Go through the data and copy every line exactly, but not the images.
== Data extract
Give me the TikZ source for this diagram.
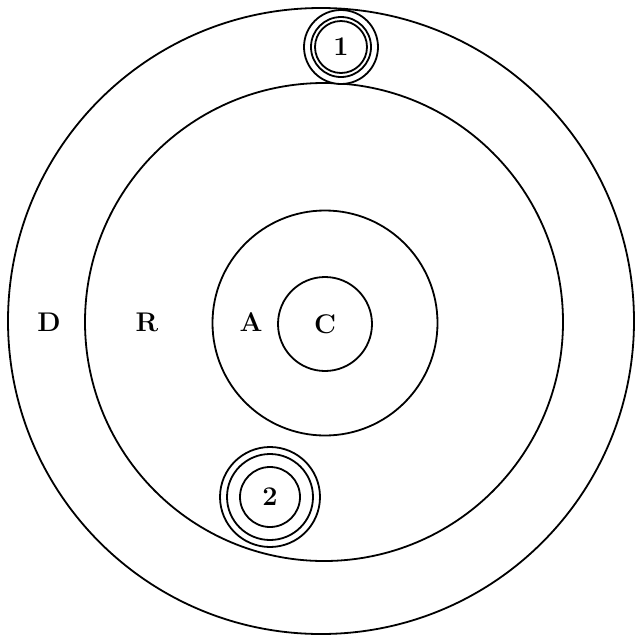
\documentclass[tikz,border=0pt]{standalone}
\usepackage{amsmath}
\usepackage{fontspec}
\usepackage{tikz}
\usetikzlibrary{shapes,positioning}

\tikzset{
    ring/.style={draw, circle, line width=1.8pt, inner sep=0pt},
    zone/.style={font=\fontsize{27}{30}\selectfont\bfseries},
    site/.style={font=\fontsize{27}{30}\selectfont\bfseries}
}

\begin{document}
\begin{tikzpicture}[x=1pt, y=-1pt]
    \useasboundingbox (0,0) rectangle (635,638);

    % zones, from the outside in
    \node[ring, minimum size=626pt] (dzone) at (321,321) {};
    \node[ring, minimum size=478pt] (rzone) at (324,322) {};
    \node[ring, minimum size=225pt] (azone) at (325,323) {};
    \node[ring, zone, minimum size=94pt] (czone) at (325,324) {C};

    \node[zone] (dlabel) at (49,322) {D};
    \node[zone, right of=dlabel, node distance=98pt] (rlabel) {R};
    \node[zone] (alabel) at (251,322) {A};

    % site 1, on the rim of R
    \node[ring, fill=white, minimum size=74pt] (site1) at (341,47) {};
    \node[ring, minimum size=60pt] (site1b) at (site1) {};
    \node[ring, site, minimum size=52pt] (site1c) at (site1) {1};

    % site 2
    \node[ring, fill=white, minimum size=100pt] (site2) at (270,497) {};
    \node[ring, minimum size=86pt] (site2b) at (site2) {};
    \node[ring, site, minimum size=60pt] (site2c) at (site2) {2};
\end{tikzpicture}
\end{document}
====
**Answer to this problem:**
Give me the TikZ source for this diagram.
\documentclass[tikz,border=0pt]{standalone}
\usepackage{amsmath}
\usepackage{fontspec}
\usepackage{tikz}
\usetikzlibrary{shapes,positioning}

\tikzset{
    ring/.style={draw, circle, line width=1.8pt, inner sep=0pt},
    zone/.style={font=\fontsize{27}{30}\selectfont\bfseries},
    site/.style={font=\fontsize{27}{30}\selectfont\bfseries}
}

\begin{document}
\begin{tikzpicture}[x=1pt, y=-1pt]
    \useasboundingbox (0,0) rectangle (635,638);

    % zones, from the outside in
    \node[ring, minimum size=626pt] (dzone) at (321,321) {};
    \node[ring, minimum size=478pt] (rzone) at (324,322) {};
    \node[ring, minimum size=225pt] (azone) at (325,323) {};
    \node[ring, zone, minimum size=94pt] (czone) at (325,324) {C};

    \node[zone] (dlabel) at (49,322) {D};
    \node[zone, right of=dlabel, node distance=98pt] (rlabel) {R};
    \node[zone] (alabel) at (251,322) {A};

    % site 1, on the rim of R
    \node[ring, fill=white, minimum size=74pt] (site1) at (341,47) {};
    \node[ring, minimum size=60pt] (site1b) at (site1) {};
    \node[ring, site, minimum size=52pt] (site1c) at (site1) {1};

    % site 2
    \node[ring, fill=white, minimum size=100pt] (site2) at (270,497) {};
    \node[ring, minimum size=86pt] (site2b) at (site2) {};
    \node[ring, site, minimum size=60pt] (site2c) at (site2) {2};
\end{tikzpicture}
\end{document}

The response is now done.